Vision Zero Anchorage seeks ways to eliminate traffic-related fatalities

Anchorage Vision Zero
Anchorage is joining a global campaign to eliminate traffic-related deaths. The muni is gathering public comments from drivers, bikers, walkers, and everyone else to try to achieve Vision Zero.

Vision Zero started in Sweden in 1994 with a simple goal: eliminate traffic fatalities and serious injuries by improving education, road design, vehicle technology, and law enforcement. And it’s working. Their fatality rates dropped 30 percent even though road usage increased. The same is happening in New York and other US cities.
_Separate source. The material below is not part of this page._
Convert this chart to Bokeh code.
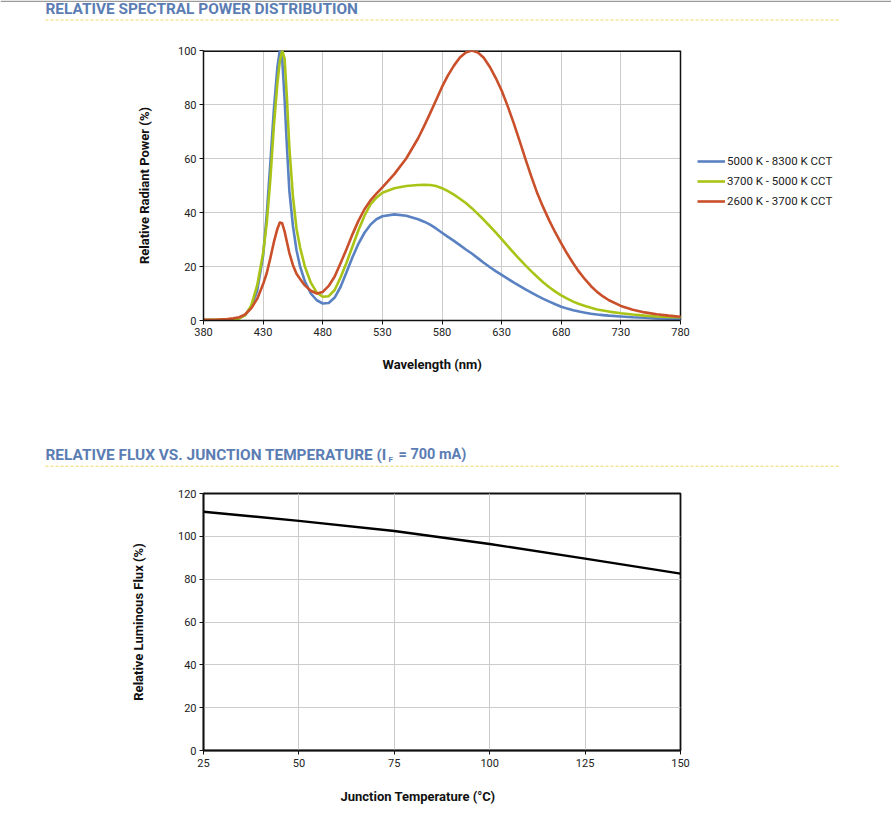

Chelsea Ward-Waller, who is coordinating Anchorage’s initiative on behalf of the city and Bike Anchorage, says they’ve used a variety of solutions.

“They’ve redesigned intersections, they’ve brought communities together to work on education, and brought people out on group rides. Doing walk assessments of streets.”

She says it’s a participatory process and she’s working with community groups and residents around Anchorage to see which solutions will work here. During the first town hall meeting, 30 people gave suggestions like making sidewalks better lit, enforcing speed limits, and providing educational materials in multiple languages.

Community member Michele Mcmanus attended the meeting because she’s known multiple people who have been injured or killed by vehicles. She says part of the solution is simple — people need to notice each other.

“Respecting each other’s space, common courtesy, being aware,” she lists. “People wearing reflectors or lights so they are seen. Drivers just being aware and taking that extra moment to double check that there’s not somebody walking or riding a bike.”

In Alaska, the Department of Transportation says that in general, statewide, there’s been a noticeable decline in serious injuries for pedestrians and bicyclists since the mid-1990s. That’s when state policies started actively considering the needs of non-motorized users. But in Anchorage, municipal data says total traffic-related fatalities have been on the rise for the past decade.

Vision Zero is hosting another town hall meeting this week, have an online survey, and will present its initial information gathering report in early May.